JUN 09, 2015 11:00 AM PDT

Carbapenemase-producing GNB: The Nightmare Bacteria Are Here to Stay

  • Instructor, Department of Medical Laboratory Science, Rush University Medical Center
      Nicholas earned his Bachelor of Science degree at Saint Louis University in 2007. His undergraduate degree in Investigative and Medical Science was housed in the then Department of Clinical Laboratory Science in the Edward and Margaret C. Doisy College of Health Sciences. He earned his Master of Science degree in Clinical Laboratory Science at Rush University in Chicago. Upon graduation, he worked for two years in the microbiology and core laboratories at Rush University Medical Center. In 2011, he accepted a position as a laboratory director in a long-term acute care hospital (LTACH) in Chicago. While in the LTACH, he was involved with investigators in a CDC-funded study (1U54CK00161, RA Weinstein, PI). Their research involved the implementation of an infection control bundle to reduce Klebsiella pneumoniae carbapenemase (KPC) transmission and infection in the LTACH setting. He is currently an instructor in clinical microbiology in the Department of Medical Laboratory Science at Rush University Medical Center and is a doctoral candidate.
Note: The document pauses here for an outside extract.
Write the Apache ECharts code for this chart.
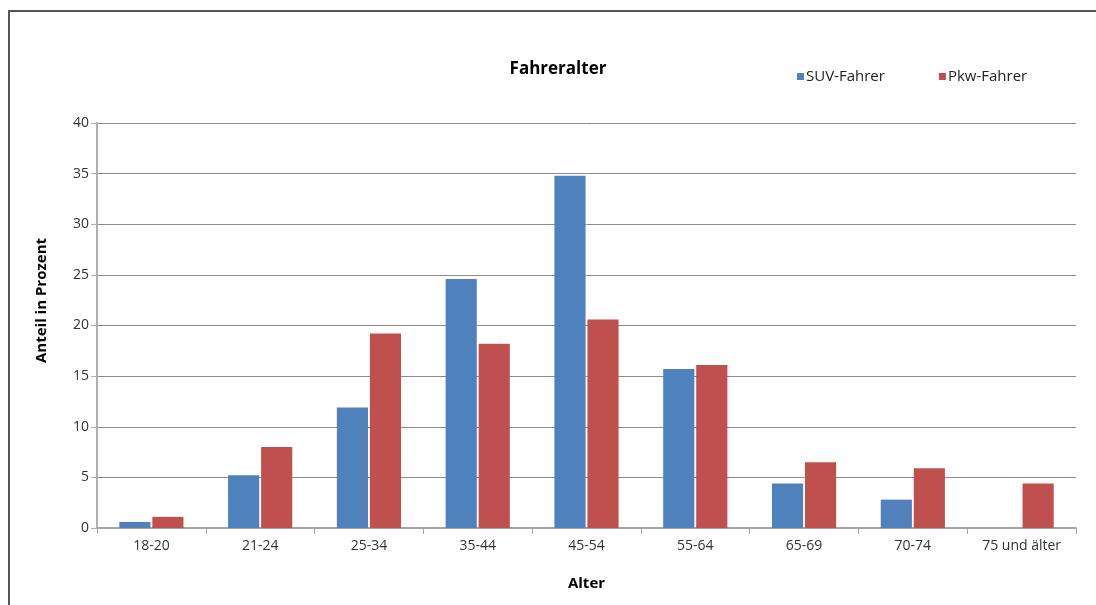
<!DOCTYPE html>
<html><head><meta charset="utf-8">
<script src="https://cdn.jsdelivr.net/npm/echarts@6/dist/echarts.min.js"></script>
<style>
html,body{margin:0;padding:0;background:#fff;}
#frame{position:absolute;left:8px;top:10px;width:1200px;height:700px;border:2px solid #555;box-sizing:border-box;}
#c{position:absolute;left:0;top:0;width:1096px;height:605px;}
</style></head>
<body><div id="frame"></div><div id="c"></div>
<script>
const categories = ['18-20','21-24','25-34','35-44','45-54','55-64','65-69','70-74','75 und älter'];
const suvValues = [0.6, 5.2, 11.9, 24.6, 34.8, 15.7, 4.4, 2.8, 0];
const pkwValues = [1.1, 8.0, 19.2, 18.2, 20.6, 16.1, 6.5, 5.9, 4.4];
const seriesNames = ['SUV-Fahrer','Pkw-Fahrer'];
const font = '"Open Sans", "DejaVu Sans", sans-serif';
const chart = echarts.init(document.getElementById('c'));
chart.setOption({
  animation:false,
  title:{text:'Fahreralter',left:553,top:56,textAlign:'center',textStyle:{fontFamily:font,fontSize:17,fontWeight:'bold',color:'#000'}},
  legend:{data:seriesNames,left:792,top:64,itemWidth:7,itemHeight:7,itemGap:54,icon:'rect',
    itemStyle:{borderWidth:0},
    textStyle:{fontFamily:font,fontSize:15,color:'#222',padding:[0,0,0,-3]}},
  grid:{left:97,right:20,top:123,bottom:77},
  xAxis:{type:'category',data:categories,
    name:'Alter',nameLocation:'middle',nameGap:48,
    nameTextStyle:{fontFamily:font,fontSize:15,fontWeight:'bold',color:'#000'},
    axisLine:{lineStyle:{color:'#a6a6a6',width:2}},
    axisTick:{show:true,length:6,lineStyle:{color:'#a6a6a6'}},
    axisLabel:{fontFamily:font,fontSize:14,color:'#333',margin:11}},
  yAxis:{type:'value',min:0,max:40,interval:5,
    name:'Anteil in Prozent',nameLocation:'middle',nameGap:48,nameRotate:90,
    nameTextStyle:{fontFamily:font,fontSize:15,fontWeight:'bold',color:'#000',padding:[0,0,0,50]},
    axisLine:{show:true,lineStyle:{color:'#b0b0b0',width:2}},
    axisTick:{show:true,length:6,lineStyle:{color:'#b0b0b0'}},
    splitLine:{lineStyle:{color:'#8c8c8c',width:1}},
    axisLabel:{fontFamily:font,fontSize:14,color:'#333',margin:8}},
  series:[
    {name:seriesNames[0],type:'bar',data:suvValues,barGap:'6%',barCategoryGap:'41%',
      itemStyle:{color:'#4F81BD',borderWidth:0}},
    {name:seriesNames[1],type:'bar',data:pkwValues,
      itemStyle:{color:'#C0504D',borderWidth:0}}
  ]
});
</script></body></html>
His research efforts focus on KPC and other antimicrobial resistance mechanisms among Gram-negative bacilli.

    Carbapenemase-producing Gram-Negative Bacilli are the latest public health threat, spreading rapidly across the globe in the last decade. The Chicago region has experienced a growing outbreak of Klebsiella pneumoniae carbapenemase (KPC)-producing Enterobacteriaceae, especially within post-acute care facilities. In addition to KPC, other carbapenemases (NDM, OXA-48) have also been identified from Chicago patients through surveillance screening cultures. This webinar will discuss recent outbreaks of carbapenemase-producing GNB, along with different techniques clinical microbiology laboratories can utilize to screen suspicious isolates for carbapenemase production, and the role that post-acute care facilities play in regional spread of those organisms.